*** Data extract ***
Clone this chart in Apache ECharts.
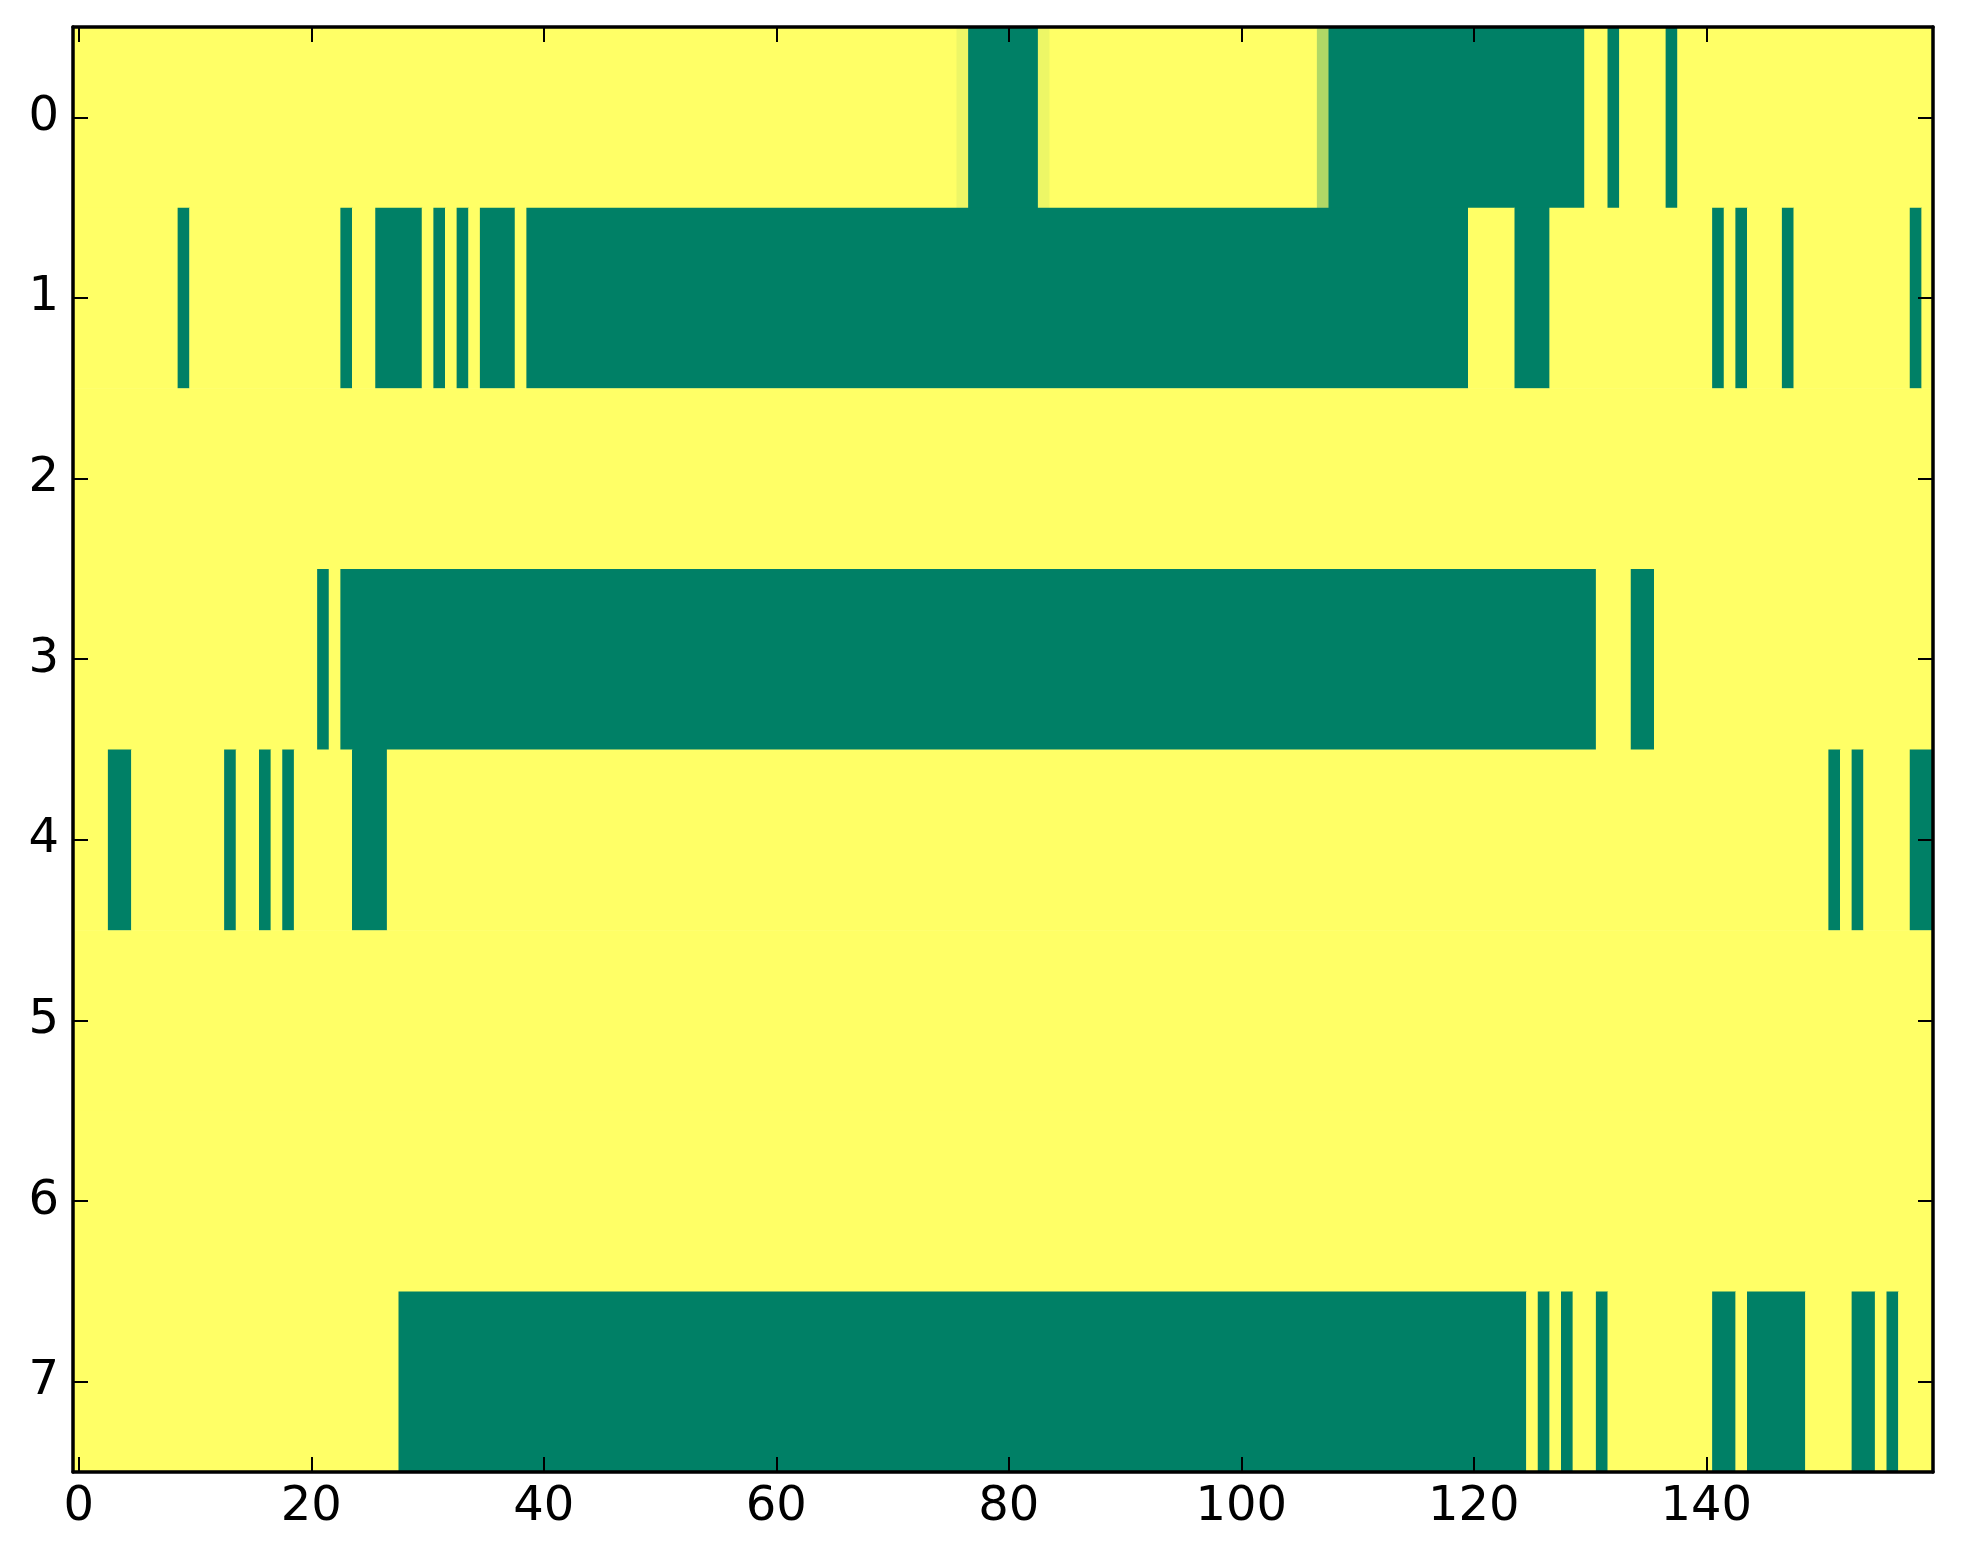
<!DOCTYPE html>
<html>
<head>
<meta charset="utf-8">
<script src="https://cdn.jsdelivr.net/npm/echarts@6/dist/echarts.min.js"></script>
<style>
html,body{margin:0;padding:0;background:#fff;}
#chart{width:1963px;height:1564px;}
</style>
</head>
<body>
<div id="chart"></div>
<script>
// Column count and row labels
const nCols = 160;
const rowLabels = ['0','1','2','3','4','5','6','7'];
const xTickStep = 20;

// Each row: runs of [startCol, endCol, value] (value 0 = green, 1 = yellow)
const row0 = [[0,75,1],[76,76,0.93],[77,82,0],[83,83,0.93],[84,106,1],[107,107,0.69],[108,129,0],[130,131,1],[132,132,0],[133,136,1],[137,137,0],[138,159,1]];
const row1 = [[0,8,1],[9,9,0],[10,22,1],[23,23,0],[24,25,1],[26,29,0],[30,30,1],[31,31,0],[32,32,1],[33,33,0],[34,34,1],[35,37,0],[38,38,1],[39,119,0],[120,123,1],[124,126,0],[127,140,1],[141,141,0],[142,142,1],[143,143,0],[144,146,1],[147,147,0],[148,157,1],[158,158,0],[159,159,1]];
const row2 = [[0,159,1]];
const row3 = [[0,20,1],[21,21,0],[22,22,1],[23,130,0],[131,133,1],[134,135,0],[136,159,1]];
const row4 = [[0,2,1],[3,4,0],[5,12,1],[13,13,0],[14,15,1],[16,16,0],[17,17,1],[18,18,0],[19,23,1],[24,26,0],[27,150,1],[151,151,0],[152,152,1],[153,153,0],[154,157,1],[158,159,0]];
const row5 = [[0,159,1]];
const row6 = [[0,159,1]];
const row7 = [[0,27,1],[28,124,0],[125,125,1],[126,126,0],[127,127,1],[128,128,0],[129,130,1],[131,131,0],[132,140,1],[141,142,0],[143,143,1],[144,148,0],[149,152,1],[153,154,0],[155,155,1],[156,156,0],[157,159,1]];
const rows = [row0,row1,row2,row3,row4,row5,row6,row7];

const xCategories = [];
for (let i = 0; i < nCols; i++) xCategories.push(String(i));

// items: [startCol, endCol, row, value]
const runs = [];
rows.forEach((rr, r) => {
  rr.forEach(([s, e, v]) => runs.push([s, e, r, v]));
});

const FONT = 'DejaVu Sans';
const lineStyle = {color:'#000', width:3.5};
const xEvery = (idx) => idx % xTickStep === 0;
const xTick = {show:true, inside:true, length:15, lineStyle:{color:'#000', width:2}, interval: xEvery, alignWithLabel:true};
const yTick = {show:true, inside:true, length:15, lineStyle:{color:'#000', width:2}, alignWithLabel:true, interval:0};

const chart = echarts.init(document.getElementById('chart'), null, {renderer:'canvas'});
chart.setOption({
  backgroundColor:'#fff',
  animation:false,
  grid:{left:73, top:27, width:1860, height:1445, containLabel:false},
  xAxis:[
    {type:'category', data:xCategories, position:'bottom', boundaryGap:true, z:10,
     axisLine:{show:true, lineStyle:lineStyle, onZero:false},
     axisTick:xTick,
     axisLabel:{show:true, interval:xEvery, fontSize:48, fontFamily:FONT, color:'#000', margin:12, hideOverlap:false},
     splitLine:{show:false}},
    {type:'category', data:xCategories, position:'top', boundaryGap:true, z:10,
     axisLine:{show:true, lineStyle:lineStyle, onZero:false},
     axisTick:xTick,
     axisLabel:{show:false},
     splitLine:{show:false}}
  ],
  yAxis:[
    {type:'category', data:rowLabels, inverse:true, position:'left', z:10,
     axisLine:{show:true, lineStyle:lineStyle, onZero:false},
     axisTick:yTick,
     axisLabel:{show:true, fontSize:48, fontFamily:FONT, color:'#000', margin:14},
     splitLine:{show:false}},
    {type:'category', data:rowLabels, inverse:true, position:'right', z:10,
     axisLine:{show:true, lineStyle:lineStyle, onZero:false},
     axisTick:yTick,
     axisLabel:{show:false},
     splitLine:{show:false}}
  ],
  visualMap:{show:false, type:'continuous', min:0, max:1, dimension:3, seriesIndex:0,
    inRange:{color:['#008066','#ffff66']}},
  series:[{
    type:'custom', xAxisIndex:0, yAxisIndex:0, data:runs,
    encode:{x:[0,1], y:2},
    z:2,
    clip:true,
    renderItem:function(params, api){
      const s = api.value(0), e = api.value(1), r = api.value(2);
      const p0 = api.coord([s, r]);
      const p1 = api.coord([e, r]);
      const sz = api.size([1, 1]);
      const pad = 0.6;
      return {
        type:'rect',
        shape:{x:p0[0]-sz[0]/2, y:p0[1]-sz[1]/2, width:(p1[0]-p0[0])+sz[0]+pad, height:sz[1]+pad},
        style:{fill:api.visual('color')},
        silent:true
      };
    }
  }]
});
</script>
</body>
</html>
***
▶ **What this task involves**: Give back exactly the lines from the first line of the data through the line with "const xTickStep = 20;", pictures excluded.

▶ **The reply**:
Clone this chart in Apache ECharts.
<!DOCTYPE html>
<html>
<head>
<meta charset="utf-8">
<script src="https://cdn.jsdelivr.net/npm/echarts@6/dist/echarts.min.js"></script>
<style>
html,body{margin:0;padding:0;background:#fff;}
#chart{width:1963px;height:1564px;}
</style>
</head>
<body>
<div id="chart"></div>
<script>
// Column count and row labels
const nCols = 160;
const rowLabels = ['0','1','2','3','4','5','6','7'];
const xTickStep = 20;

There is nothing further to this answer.